Mechanistic understanding of N 2 activation: a comparison of unsupported and supported Ru catalysts.

N 2 dissociative adsorption is commonly the rate-determining step in thermal ammonia synthesis. Herein, we performed density functional theory (DFT) calculations to understand the N 2 dissociation mechanism on models of unsupported Ru(0001) terraces, Ru B5 sites, and polar MgO(111)-supported Ru 8 cluster mimicking a B5 site geometry, denoted (Ru 8 (B5-like)/MgO(111)). The activation energy of N 2 dissociative adsorption on the Ru 8 (B5-like)/MgO(111) model ( E a = 0.33 eV) is much lower than that on the unsupported Ru(0001) terrace ( E a = 1.74 eV) and Ru B5 ( E a = 0.62 eV) models.

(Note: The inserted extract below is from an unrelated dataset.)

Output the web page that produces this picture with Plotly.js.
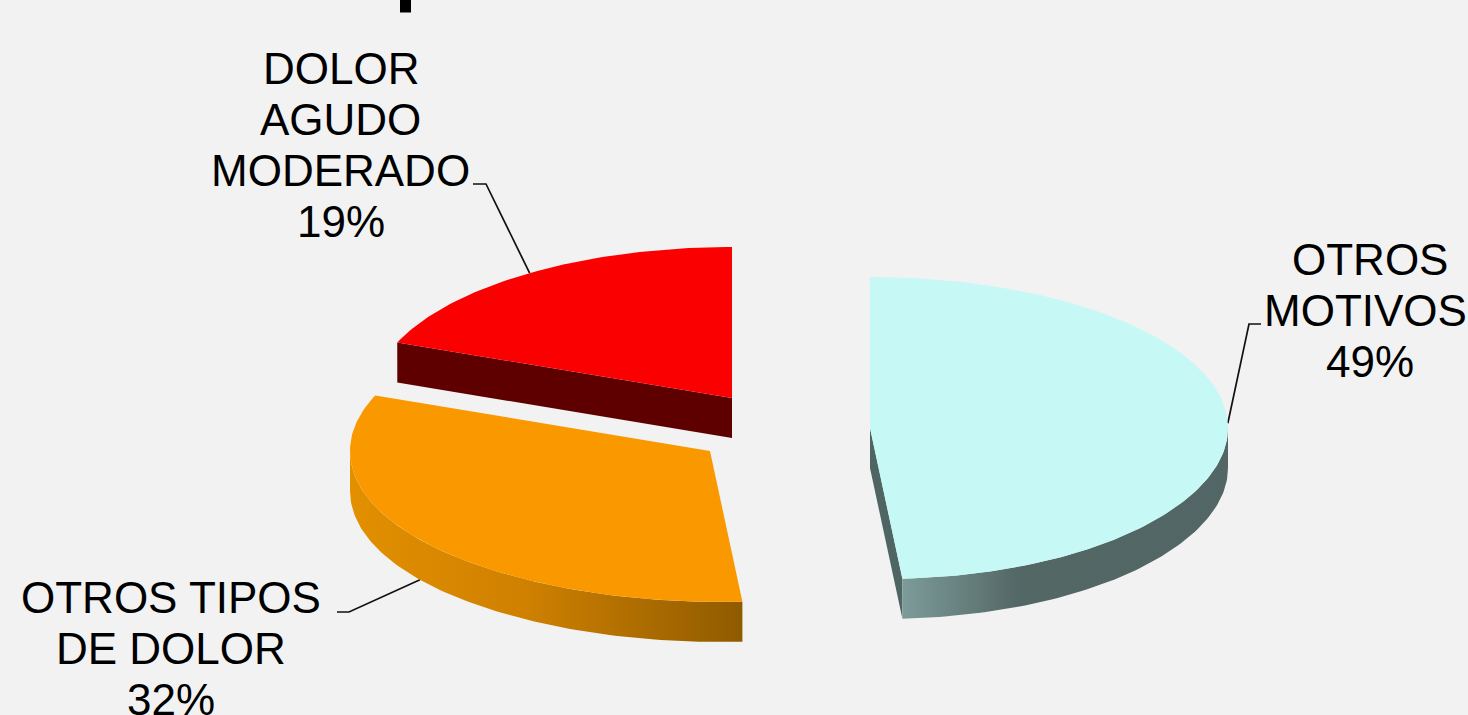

The lower N 2 dissociation barrier on Ru B5 sites is facilitated by the enhanced σ donation and π* back-donation between N 2 (σ, π*) and Ru(d) orbitals resulting in the stronger activation of the molecular side-on N 2 * dissociation precursor. The Ru 8 (B5-like)/MgO(111) also exhibits enhanced σ donation because of the B5-like cluster geometry. Furthermore, the Ru cluster of the bare Ru 8 (B5-like)/MgO(111) model is positively charged. This induced an unusual π donation from N 2 (π) to Ru(d) orbitals as revealed by analyses of the density of states and partial charge densities. The combined σ and π donation resulted in an increased synergistic π* back-donation. The total interactions between N 2 (σ, π, π*) and Ru(d) resulted in an overall electron transfer to the adsorbed N 2 from the Ru atoms in the B5-like site with no direct involvement of the MgO(111) substrate. Analyses of bond stretching vibrations and bond lengths show that the N 2 (σ, π, π*) and Ru(d) interactions lead to a weaker N-N bond and stronger Ru-N bonds. These correspond to a lower barrier of N 2 dissociation on the Ru 8 (B5-like)/MgO(111) model, where the highest red-shift of N-N vibration and the longest N-N bond length were observed after side-on N 2 * adsorption. These results demonstrate that an electron-deficient Ru catalyst are not always inhibited from donating electrons to adsorbed N 2 . Rather, this study shows that the electron deficiency of Ru can promote π* back-donation and N 2 activation. These new insights may therefore open new avenues to design supported Ru catalysts for nitrogen activation.